■ **Dataset entries**
* * * * * * *

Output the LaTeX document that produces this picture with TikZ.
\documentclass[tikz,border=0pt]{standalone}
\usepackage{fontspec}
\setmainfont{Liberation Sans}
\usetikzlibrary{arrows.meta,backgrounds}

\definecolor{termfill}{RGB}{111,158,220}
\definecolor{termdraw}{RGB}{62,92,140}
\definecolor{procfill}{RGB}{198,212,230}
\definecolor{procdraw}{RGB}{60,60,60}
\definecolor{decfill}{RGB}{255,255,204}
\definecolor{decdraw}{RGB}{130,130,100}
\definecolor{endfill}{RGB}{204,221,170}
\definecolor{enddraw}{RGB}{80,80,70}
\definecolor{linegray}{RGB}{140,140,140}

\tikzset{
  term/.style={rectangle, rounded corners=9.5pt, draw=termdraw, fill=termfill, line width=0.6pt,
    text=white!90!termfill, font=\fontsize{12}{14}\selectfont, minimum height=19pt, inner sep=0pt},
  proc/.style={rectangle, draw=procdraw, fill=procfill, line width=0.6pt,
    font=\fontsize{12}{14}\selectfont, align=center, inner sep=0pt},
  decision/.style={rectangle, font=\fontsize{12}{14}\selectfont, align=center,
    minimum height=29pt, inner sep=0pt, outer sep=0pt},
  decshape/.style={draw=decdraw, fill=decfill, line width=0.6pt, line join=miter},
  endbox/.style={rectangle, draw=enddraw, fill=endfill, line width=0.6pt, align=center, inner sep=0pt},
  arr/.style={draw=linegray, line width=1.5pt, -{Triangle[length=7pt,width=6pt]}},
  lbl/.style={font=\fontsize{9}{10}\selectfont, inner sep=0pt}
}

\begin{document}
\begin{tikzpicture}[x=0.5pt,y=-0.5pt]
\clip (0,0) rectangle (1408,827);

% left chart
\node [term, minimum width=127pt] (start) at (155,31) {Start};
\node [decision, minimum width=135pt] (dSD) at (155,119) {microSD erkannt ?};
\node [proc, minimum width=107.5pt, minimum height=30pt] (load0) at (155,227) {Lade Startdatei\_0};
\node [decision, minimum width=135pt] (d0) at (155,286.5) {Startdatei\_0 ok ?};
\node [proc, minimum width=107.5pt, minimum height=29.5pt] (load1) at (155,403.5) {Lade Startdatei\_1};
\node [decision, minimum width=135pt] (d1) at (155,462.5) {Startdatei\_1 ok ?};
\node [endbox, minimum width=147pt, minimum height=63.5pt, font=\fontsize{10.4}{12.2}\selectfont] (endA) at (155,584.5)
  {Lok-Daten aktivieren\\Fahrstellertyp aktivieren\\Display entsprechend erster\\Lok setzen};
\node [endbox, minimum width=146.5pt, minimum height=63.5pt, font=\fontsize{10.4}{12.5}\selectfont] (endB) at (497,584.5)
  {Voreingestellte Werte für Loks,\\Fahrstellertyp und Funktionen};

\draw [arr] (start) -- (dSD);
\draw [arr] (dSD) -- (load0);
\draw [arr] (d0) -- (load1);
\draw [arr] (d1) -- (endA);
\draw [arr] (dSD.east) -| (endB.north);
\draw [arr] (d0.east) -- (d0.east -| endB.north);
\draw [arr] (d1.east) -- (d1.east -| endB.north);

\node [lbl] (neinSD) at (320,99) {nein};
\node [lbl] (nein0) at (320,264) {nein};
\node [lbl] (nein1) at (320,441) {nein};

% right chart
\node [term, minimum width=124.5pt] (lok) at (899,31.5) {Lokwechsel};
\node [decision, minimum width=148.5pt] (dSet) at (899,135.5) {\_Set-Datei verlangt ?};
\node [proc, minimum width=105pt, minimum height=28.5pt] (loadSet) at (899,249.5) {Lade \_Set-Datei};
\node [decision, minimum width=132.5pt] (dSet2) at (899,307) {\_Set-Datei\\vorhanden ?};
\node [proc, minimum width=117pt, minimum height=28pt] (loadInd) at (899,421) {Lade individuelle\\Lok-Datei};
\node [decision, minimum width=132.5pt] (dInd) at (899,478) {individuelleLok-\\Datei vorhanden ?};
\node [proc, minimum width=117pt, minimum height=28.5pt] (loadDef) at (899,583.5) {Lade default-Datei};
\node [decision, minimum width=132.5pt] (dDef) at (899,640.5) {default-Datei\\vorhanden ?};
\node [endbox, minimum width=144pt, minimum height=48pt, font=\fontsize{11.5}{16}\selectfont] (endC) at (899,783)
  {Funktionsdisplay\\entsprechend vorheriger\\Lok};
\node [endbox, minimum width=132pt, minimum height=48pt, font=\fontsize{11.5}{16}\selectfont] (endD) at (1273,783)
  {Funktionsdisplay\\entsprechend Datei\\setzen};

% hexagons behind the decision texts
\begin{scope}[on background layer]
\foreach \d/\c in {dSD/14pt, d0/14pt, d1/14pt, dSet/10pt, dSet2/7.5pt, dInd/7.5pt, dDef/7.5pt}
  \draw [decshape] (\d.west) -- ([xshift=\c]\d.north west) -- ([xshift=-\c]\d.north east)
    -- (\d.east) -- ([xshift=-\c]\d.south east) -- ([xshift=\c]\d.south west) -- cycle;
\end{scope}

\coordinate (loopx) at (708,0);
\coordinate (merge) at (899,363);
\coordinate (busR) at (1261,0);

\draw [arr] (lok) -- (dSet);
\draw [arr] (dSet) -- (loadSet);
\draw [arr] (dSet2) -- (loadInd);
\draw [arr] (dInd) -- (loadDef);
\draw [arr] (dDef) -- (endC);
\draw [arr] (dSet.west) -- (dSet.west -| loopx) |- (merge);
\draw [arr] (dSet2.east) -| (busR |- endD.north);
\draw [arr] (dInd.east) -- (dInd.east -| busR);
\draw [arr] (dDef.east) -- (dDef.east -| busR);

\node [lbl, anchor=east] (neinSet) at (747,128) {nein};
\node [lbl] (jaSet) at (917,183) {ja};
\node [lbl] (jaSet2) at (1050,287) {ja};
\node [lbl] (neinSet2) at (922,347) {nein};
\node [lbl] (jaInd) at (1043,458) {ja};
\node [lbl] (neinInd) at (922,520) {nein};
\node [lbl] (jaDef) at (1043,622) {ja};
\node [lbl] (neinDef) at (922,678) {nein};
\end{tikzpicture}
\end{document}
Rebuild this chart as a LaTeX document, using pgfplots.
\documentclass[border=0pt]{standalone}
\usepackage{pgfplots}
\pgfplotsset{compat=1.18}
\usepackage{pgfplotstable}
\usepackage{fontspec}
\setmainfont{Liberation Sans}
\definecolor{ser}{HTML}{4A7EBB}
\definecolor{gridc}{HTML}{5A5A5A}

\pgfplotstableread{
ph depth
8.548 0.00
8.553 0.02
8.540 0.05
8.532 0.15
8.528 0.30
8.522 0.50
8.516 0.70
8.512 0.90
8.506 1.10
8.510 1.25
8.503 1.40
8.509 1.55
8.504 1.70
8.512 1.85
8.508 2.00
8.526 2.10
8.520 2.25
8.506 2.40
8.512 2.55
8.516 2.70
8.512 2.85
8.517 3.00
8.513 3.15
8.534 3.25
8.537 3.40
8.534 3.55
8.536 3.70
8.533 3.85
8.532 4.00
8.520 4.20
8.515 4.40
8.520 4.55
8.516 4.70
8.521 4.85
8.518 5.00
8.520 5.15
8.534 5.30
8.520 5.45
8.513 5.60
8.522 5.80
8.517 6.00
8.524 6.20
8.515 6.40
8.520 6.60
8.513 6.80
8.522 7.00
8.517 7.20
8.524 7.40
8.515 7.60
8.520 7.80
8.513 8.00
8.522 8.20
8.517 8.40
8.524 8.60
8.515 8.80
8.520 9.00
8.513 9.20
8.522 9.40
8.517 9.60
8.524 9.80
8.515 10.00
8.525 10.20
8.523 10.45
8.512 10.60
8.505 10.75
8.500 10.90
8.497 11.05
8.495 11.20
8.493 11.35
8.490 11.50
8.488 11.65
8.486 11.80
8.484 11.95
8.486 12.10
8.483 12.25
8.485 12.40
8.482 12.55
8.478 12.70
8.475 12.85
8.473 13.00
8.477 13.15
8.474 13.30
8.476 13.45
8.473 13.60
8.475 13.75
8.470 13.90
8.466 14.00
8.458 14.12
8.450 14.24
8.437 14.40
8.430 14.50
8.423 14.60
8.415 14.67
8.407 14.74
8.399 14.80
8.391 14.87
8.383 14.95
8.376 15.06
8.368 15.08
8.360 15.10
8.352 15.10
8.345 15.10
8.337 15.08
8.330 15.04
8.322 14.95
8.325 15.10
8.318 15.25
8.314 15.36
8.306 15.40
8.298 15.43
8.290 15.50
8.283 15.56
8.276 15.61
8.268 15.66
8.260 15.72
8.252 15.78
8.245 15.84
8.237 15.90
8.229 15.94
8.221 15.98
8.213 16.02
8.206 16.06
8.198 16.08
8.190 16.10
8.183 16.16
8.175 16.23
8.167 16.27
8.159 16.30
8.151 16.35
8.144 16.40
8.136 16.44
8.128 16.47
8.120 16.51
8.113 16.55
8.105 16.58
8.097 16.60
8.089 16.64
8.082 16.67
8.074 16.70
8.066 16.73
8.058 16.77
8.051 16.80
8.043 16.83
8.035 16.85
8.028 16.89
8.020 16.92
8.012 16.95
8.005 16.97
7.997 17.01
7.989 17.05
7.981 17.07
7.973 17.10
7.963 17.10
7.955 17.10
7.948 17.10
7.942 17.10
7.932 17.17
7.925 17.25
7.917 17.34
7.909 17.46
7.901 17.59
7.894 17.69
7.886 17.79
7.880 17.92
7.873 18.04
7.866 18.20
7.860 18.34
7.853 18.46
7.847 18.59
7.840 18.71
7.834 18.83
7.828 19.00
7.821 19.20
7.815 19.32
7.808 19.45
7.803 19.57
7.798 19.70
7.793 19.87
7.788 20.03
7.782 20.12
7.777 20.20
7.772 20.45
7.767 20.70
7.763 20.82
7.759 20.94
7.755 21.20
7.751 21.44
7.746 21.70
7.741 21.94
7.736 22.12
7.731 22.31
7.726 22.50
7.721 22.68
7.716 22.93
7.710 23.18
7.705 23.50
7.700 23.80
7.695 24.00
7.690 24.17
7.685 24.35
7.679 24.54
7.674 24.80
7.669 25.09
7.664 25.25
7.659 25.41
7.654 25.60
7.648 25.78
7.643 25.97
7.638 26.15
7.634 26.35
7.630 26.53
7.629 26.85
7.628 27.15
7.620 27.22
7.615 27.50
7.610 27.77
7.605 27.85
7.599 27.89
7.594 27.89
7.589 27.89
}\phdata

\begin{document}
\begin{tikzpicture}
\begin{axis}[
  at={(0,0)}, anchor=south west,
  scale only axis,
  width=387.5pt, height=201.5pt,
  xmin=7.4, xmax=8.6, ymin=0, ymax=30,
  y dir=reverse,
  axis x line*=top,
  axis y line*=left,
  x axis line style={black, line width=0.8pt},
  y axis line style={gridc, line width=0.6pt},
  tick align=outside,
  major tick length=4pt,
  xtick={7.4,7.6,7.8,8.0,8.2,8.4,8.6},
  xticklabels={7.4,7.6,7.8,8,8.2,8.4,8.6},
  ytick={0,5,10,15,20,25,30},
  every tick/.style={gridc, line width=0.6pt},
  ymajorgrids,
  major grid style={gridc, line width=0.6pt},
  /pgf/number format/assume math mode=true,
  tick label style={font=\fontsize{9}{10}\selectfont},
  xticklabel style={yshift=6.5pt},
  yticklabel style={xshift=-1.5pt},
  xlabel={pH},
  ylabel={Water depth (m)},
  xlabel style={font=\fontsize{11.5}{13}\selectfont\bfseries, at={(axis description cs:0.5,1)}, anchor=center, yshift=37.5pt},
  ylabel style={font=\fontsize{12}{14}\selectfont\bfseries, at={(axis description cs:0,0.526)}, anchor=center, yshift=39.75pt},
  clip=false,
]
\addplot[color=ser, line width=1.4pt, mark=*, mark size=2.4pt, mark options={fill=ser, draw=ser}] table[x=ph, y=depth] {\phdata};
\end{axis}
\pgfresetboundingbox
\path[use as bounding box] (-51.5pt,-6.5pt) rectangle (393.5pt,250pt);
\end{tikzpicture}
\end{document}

* * * * * * *

■ **Written task**
Return a word-for-word copy of the lines from the beginning of the listing to the line holding "(0,0) rectangle (1408,827);", both kept.

■ **Solved problem**
Output the LaTeX document that produces this picture with TikZ.
\documentclass[tikz,border=0pt]{standalone}
\usepackage{fontspec}
\setmainfont{Liberation Sans}
\usetikzlibrary{arrows.meta,backgrounds}

\definecolor{termfill}{RGB}{111,158,220}
\definecolor{termdraw}{RGB}{62,92,140}
\definecolor{procfill}{RGB}{198,212,230}
\definecolor{procdraw}{RGB}{60,60,60}
\definecolor{decfill}{RGB}{255,255,204}
\definecolor{decdraw}{RGB}{130,130,100}
\definecolor{endfill}{RGB}{204,221,170}
\definecolor{enddraw}{RGB}{80,80,70}
\definecolor{linegray}{RGB}{140,140,140}

\tikzset{
  term/.style={rectangle, rounded corners=9.5pt, draw=termdraw, fill=termfill, line width=0.6pt,
    text=white!90!termfill, font=\fontsize{12}{14}\selectfont, minimum height=19pt, inner sep=0pt},
  proc/.style={rectangle, draw=procdraw, fill=procfill, line width=0.6pt,
    font=\fontsize{12}{14}\selectfont, align=center, inner sep=0pt},
  decision/.style={rectangle, font=\fontsize{12}{14}\selectfont, align=center,
    minimum height=29pt, inner sep=0pt, outer sep=0pt},
  decshape/.style={draw=decdraw, fill=decfill, line width=0.6pt, line join=miter},
  endbox/.style={rectangle, draw=enddraw, fill=endfill, line width=0.6pt, align=center, inner sep=0pt},
  arr/.style={draw=linegray, line width=1.5pt, -{Triangle[length=7pt,width=6pt]}},
  lbl/.style={font=\fontsize{9}{10}\selectfont, inner sep=0pt}
}

\begin{document}
\begin{tikzpicture}[x=0.5pt,y=-0.5pt]
\clip (0,0) rectangle (1408,827);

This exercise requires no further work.